Wow...in writing about what our responses to an early break in the bond with our mother, he writes:

"Body memories of the separation can be triggered, however, when bonding or distancing is experienced in relationships. Without ever understanding why, we can feel overwhelmed by feelings of terror, dissociation, numbness, disconnection, defeat and annihiliation."

The reaction to the guy at work makes sense as someone who was getting close to me as well as the dissociation on the other date.

dollyvee

When thinking back to some previous IFS journeys. The above reminds me of these parts who were really loud, or just kind of strong and destructive (?) like a rock part (a little emotional bulldozer) and a part that I had to lock away; that I couldn't get a handle on and wasn't sure what was going on. These parts were very hard to calm down and to speak to. When looked at as parts relating to early separation and the feelings associated with that (terror, defeat, annihilation, disassociation), it makes sense why I couldn't get a handle on them. A baby experiencing these things with no awareness of how to process it, it must've been extremely overwhelming.

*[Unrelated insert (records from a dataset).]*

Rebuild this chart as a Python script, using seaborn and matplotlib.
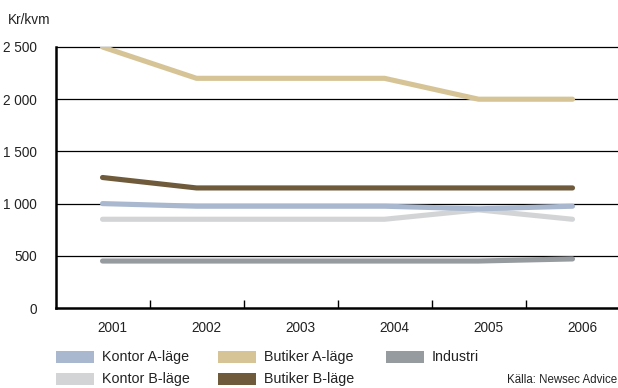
import matplotlib
matplotlib.use("Agg")
import matplotlib.pyplot as plt
from matplotlib.patches import Rectangle
import numpy as np
import pandas as pd
import seaborn as sns

# Hyresnivåer, kr/kvm
years = ["2001", "2002", "2003", "2004", "2005", "2006"]
kontor_a = [1000, 975, 975, 975, 950, 975]
kontor_b = [850, 850, 850, 850, 940, 850]
butiker_a = [2500, 2200, 2200, 2200, 2000, 2000]
butiker_b = [1250, 1150, 1150, 1150, 1150, 1150]
industri = [450, 450, 450, 450, 450, 470]

series_names = ["Kontor A-läge", "Kontor B-läge", "Butiker A-läge", "Butiker B-läge", "Industri"]
series_values = [kontor_a, kontor_b, butiker_a, butiker_b, industri]
series_colors = ["#a9b8cf", "#d2d4d6", "#d6c497", "#6f5b3b", "#969ba0"]
y_ticks = [0, 500, 1000, 1500, 2000, 2500]
y_tick_labels = ["0", "500", "1 000", "1 500", "2 000", "2 500"]
source_text = "Källa: Newsec Advice"
unit_text = "Kr/kvm"

rows = []
for name, vals in zip(series_names, series_values):
    for i, v in enumerate(vals):
        rows.append({"idx": i, "value": v, "serie": name})
df = pd.DataFrame(rows)
palette = dict(zip(series_names, series_colors))
draw_order = ["Industri", "Kontor B-läge", "Kontor A-läge", "Butiker B-läge", "Butiker A-läge"]

sns.set_theme(style="white")
plt.rcParams["font.family"] = ["Liberation Sans", "DejaVu Sans"]

W, H = 618, 388
fig = plt.figure(figsize=(W / 100, H / 100), dpi=100)
ax_left, ax_bottom_px, ax_top_px = 56, 308, 47
ax = fig.add_axes([ax_left / W, (H - ax_bottom_px) / H,
                   (W - ax_left) / W, (ax_bottom_px - ax_top_px) / H])

# horizontal reference lines
for yv in y_ticks[1:]:
    ax.axhline(yv, color="black", lw=0.9, zorder=1, clip_on=False)

sns.lineplot(data=df, x="idx", y="value", hue="serie", hue_order=draw_order,
             palette=palette, linewidth=3.7, legend=False, sort=False,
             estimator=None, ax=ax, zorder=3)
for ln in ax.get_lines():
    ln.set_solid_capstyle("round")
    ln.set_solid_joinstyle("round")

ax.set_xlim(-0.495, 5.484)
ax.set_ylim(0, 2500)
ax.set_xlabel("")
ax.set_ylabel("")

for side in ["top", "right"]:
    ax.spines[side].set_visible(False)
for side in ["left", "bottom"]:
    ax.spines[side].set_color("black")
    ax.spines[side].set_linewidth(1.8)
    ax.spines[side].set_zorder(4)

# separator ticks between years, year labels on minor ticks
ax.set_xticks(np.arange(len(years) - 1) + 0.5)
ax.set_xticklabels([])
ax.tick_params(axis="x", which="major", direction="in", length=6, width=1.0,
               color="black", bottom=True)
ax.set_xticks(np.arange(len(years)) + 0.11, minor=True)
ax.set_xticklabels(years, minor=True)
ax.tick_params(axis="x", which="minor", length=0, pad=9, labelsize=9.8,
               labelcolor="#222222")

ax.set_yticks(y_ticks)
ax.set_yticklabels(y_tick_labels)
ax.tick_params(axis="y", length=0, pad=14, labelsize=9.8, labelcolor="#222222")

fig.text(8 / W, 1 - 20 / H, unit_text, fontsize=9.8, color="#222222",
         ha="left", va="center")

# legend
col_x = [56, 218, 386]
row_y = [357, 379]
sw_w, sw_h = 38, 12
legend_pos = [(0, 0), (0, 1), (1, 0), (1, 1), (2, 0)]
for (c, r), name, color in zip(legend_pos, series_names, series_colors):
    x0, yc = col_x[c], row_y[r]
    fig.patches.append(Rectangle((x0 / W, (H - yc - sw_h / 2) / H), sw_w / W, sw_h / H,
                                 transform=fig.transFigure, facecolor=color,
                                 edgecolor="none"))
    fig.text((x0 + sw_w + 8) / W, 1 - yc / H, name, fontsize=10.3,
             color="#222222", ha="left", va="center")

fig.text(617 / W, 1 - 380 / H, source_text, fontsize=8.3, color="#222222",
         ha="right", va="center")

fig.savefig("out.png", dpi=100)
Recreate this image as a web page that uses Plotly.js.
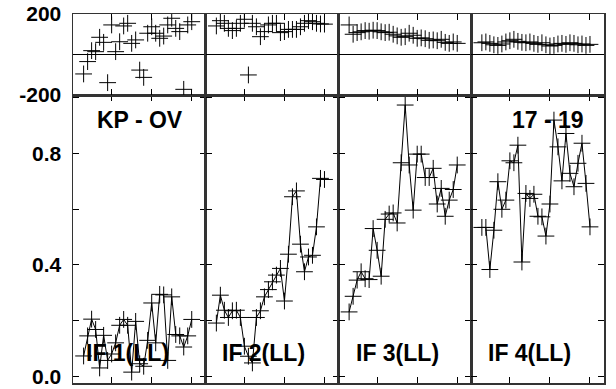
<!DOCTYPE html>
<html>
<head>
<meta charset="utf-8">
<script src="https://cdn.plot.ly/plotly-3.0.1.min.js"></script>
<style>html,body{margin:0;padding:0;background:#fff;}#chart{width:616px;height:389px;}</style>
</head>
<body>
<div id="chart"></div>
<script>
// Sample index (common to all panels)
const sampleIdx = [3,4,5,6,7,8,9,10,11,12,13,14,15,16,17,18,19,20,21,22,23,24,25,26,27,28,29,30];

// Panel titles
const panelLabels = ["IF 1(LL)", "IF 2(LL)", "IF 3(LL)", "IF 4(LL)"];
const titleLeft = "KP - OV";
const titleRight = "17 - 19";

// Upper strip values (range -200..200)
const top1 = [-96,-35,19,14,85,60,-139,146,14,63,141,154,55,72,-77,-113,105,137,105,80,91,146,179,129,113,-172,146,162];
const top2 = [141,167,154,129,118,129,154,174,-101,154,137,88,113,146,154,154,108,113,124,124,124,137,154,167,162,154,151,150];
const top3 = [146,100,108,112,118,115,120,118,112,108,110,100,92,85,88,105,95,80,82,78,70,72,68,75,60,55,62,55];
const top4 = [58,62,55,48,45,52,62,68,75,65,60,58,62,55,50,58,48,42,45,52,55,50,58,55,48,52,45,50];

// Lower panel values
const low1 = [0.073,0.145,0.205,0.168,0.030,0.147,0.057,0.080,0.120,0.183,0.204,0.183,0.015,0.197,0.045,0.036,0.129,0.263,0.120,0.294,0.292,0.057,0.285,0.150,0.145,0.105,0.145,0.204];
const low2 = [0.191,0.291,0.237,0.211,0.235,0.237,0.211,0.108,0.072,0.048,0.211,0.235,0.285,0.311,0.339,0.363,0.387,0.270,0.438,0.644,0.665,0.474,0.375,0.428,0.434,0.536,0.710,0.706];
const low3 = [0.231,0.287,0.345,0.375,0.350,0.347,0.530,0.452,0.359,0.563,0.582,0.586,0.550,0.766,0.973,0.758,0.596,0.797,0.797,0.713,0.713,0.746,0.618,0.674,0.574,0.632,0.670,0.758];
const low4 = [0.534,0.534,0.383,0.524,0.698,0.599,0.632,0.773,0.766,0.829,0.410,0.656,0.638,0.653,0.574,0.572,0.503,0.618,0.919,0.823,0.701,0.871,0.728,0.680,0.764,0.836,0.692,0.536];

const topTickVals = [-200, 0, 200];
const topTickText = ["-200", "", "200"];
const lowTickVals = [0, 0.2, 0.4, 0.6, 0.8, 1.0];
const lowTickText = ["0.0", "", "0.4", "", "0.8", ""];
const xTickVals = [10, 20, 30];

const tops = [top1, top2, top3, top4];
const lows = [low1, low2, low3, low4];

const FONT = "Liberation Sans, Arial, sans-serif";
const marker = {symbol: "cross-thin", size: 12, color: "#000", line: {width: 1, color: "#000"}};

const traces = [];
for (let i = 0; i < 4; i++) {
  const bx = i === 0 ? "x" : "x" + (i + 1);
  const by = i === 0 ? "y" : "y" + (i + 1);
  traces.push({x: sampleIdx, y: lows[i], xaxis: bx, yaxis: by, mode: "lines+markers",
    line: {color: "#000", width: 1}, marker: marker, showlegend: false, hoverinfo: "skip"});
  traces.push({x: sampleIdx, y: tops[i], xaxis: "x" + (i + 5), yaxis: "y" + (i + 5), mode: "markers",
    marker: marker, showlegend: false, hoverinfo: "skip"});
}

const split = 288 / 369;
const layout = {
  width: 616, height: 389,
  margin: {l: 73, r: 12, t: 14, b: 6},
  paper_bgcolor: "#fff", plot_bgcolor: "#fff",
  font: {family: FONT, size: 21, color: "#000", weight: "bold"},
  showlegend: false,
  annotations: []
};

const axCommon = {showgrid: false, showline: true, linecolor: "#333", linewidth: 1.5,
  mirror: "ticks", ticks: "inside", ticklen: 6, tickwidth: 1, tickcolor: "#000", zeroline: false};

for (let i = 0; i < 4; i++) {
  const dom = [i * 0.25, (i + 1) * 0.25];
  const bxn = i === 0 ? "xaxis" : "xaxis" + (i + 1);
  const byn = i === 0 ? "yaxis" : "yaxis" + (i + 1);
  const byRef = i === 0 ? "y" : "y" + (i + 1);
  const bxRef = i === 0 ? "x" : "x" + (i + 1);
  layout[bxn] = Object.assign({}, axCommon, {domain: dom, anchor: byRef, range: [0.35, 33.5],
    tickvals: xTickVals, showticklabels: false});
  layout[byn] = Object.assign({}, axCommon, {domain: [0, split], anchor: bxRef, range: [-0.024, 1.009],
    tickvals: lowTickVals, ticktext: lowTickText, showticklabels: i === 0, ticklabelstandoff: 6,
    tickfont: {family: FONT, size: 21, weight: "bold"}});
  layout["xaxis" + (i + 5)] = Object.assign({}, axCommon, {domain: dom, anchor: "y" + (i + 5), range: [0.35, 33.5],
    tickvals: xTickVals, showticklabels: false});
  layout["yaxis" + (i + 5)] = Object.assign({}, axCommon, {domain: [split, 1], anchor: "x" + (i + 5), range: [-200, 200],
    tickvals: topTickVals, ticktext: topTickText, showticklabels: i === 0, ticklabelstandoff: 6,
    zeroline: true, zerolinecolor: "#000", zerolinewidth: 1,
    tickfont: {family: FONT, size: 21, weight: "bold"}});
}

const annFont = {family: FONT, size: 23, color: "#000", weight: "bold"};
const labelX = [0.0213, 0.2768, 0.5292, 0.7772];
for (let i = 0; i < 4; i++) {
  layout.annotations.push({text: panelLabels[i], xref: "paper", yref: "paper", x: labelX[i], y: 0.0813,
    xanchor: "left", yanchor: "middle", showarrow: false, font: annFont});
}
layout.annotations.push({text: titleLeft, xref: "paper", yref: "paper", x: 0.126, y: 0.713,
  xanchor: "center", yanchor: "middle", showarrow: false, font: annFont});
layout.annotations.push({text: titleRight, xref: "paper", yref: "paper", x: 0.8936, y: 0.713,
  xanchor: "center", yanchor: "middle", showarrow: false, font: annFont});

Plotly.newPlot("chart", traces, layout, {staticPlot: true, displayModeBar: false});
</script>
</body>
</html>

T has talked before about precognitive development and how there are things that maybe we don't have words for. I'm interested in how to better develop a relationship to these parts. Maybe in the past I shut them out because there wasn't a way to communicate with them, that they hadn't learned how to speak and I didn't know how to relate.  Maybe now there's a way to relate where I'm not swallowed up (or trying to emulate a mother who also doesn't know how to relate).


dollyvee

Thank you Armee  :hug:

There is a big chapter about precognitive development and how it affects us. I'm going back through my family history and I think there is a definite theme about separation.

Going through old emails today to try and find my gm's brother's email and I ran across an email from a cousin, wishing us his condolences after my gm's passing. At the end there was ps that my gm had mentioned how much she wanted peace between my brother and I when they talked last Christmas as if this was her last dying wish and something I should do. Rage. And then step back and see what I actually need to do is have good boundaries with my brother. That he was going around telling people that I only cared about money, trying to tell my grandfather that I caused my stepfather to become ill (which I later confronted him about and he didn't know what to say). There's no way to make peace with this? I guess it just implies that I'm in the wrong and to suck it up and take on his irresponsibilities at the expense of my self just because we're family.

My gm did the same thing with my mom, overlooking her treatment of me at my expense. I don't know where this stuff comes from. I guess there's a thing in the "old country" that it's family above all else; that you can't make it without your family. Or maybe this is just a belief that's been passed down in my family? I guess it revealed my anger trigger  ;D Interestingly, there is a similarity between my gm and her brother and me and my brother I think. There was an issue between them over the will when their mother died, and he was trying to leave her out of the inheritance. He is also someone who is looking for money all the time as well as the favorite child I think (I can't remember the exact details but seems to fit).




rainydiary

Dolly, I am learning a lot from your journey - thanks for sharing here.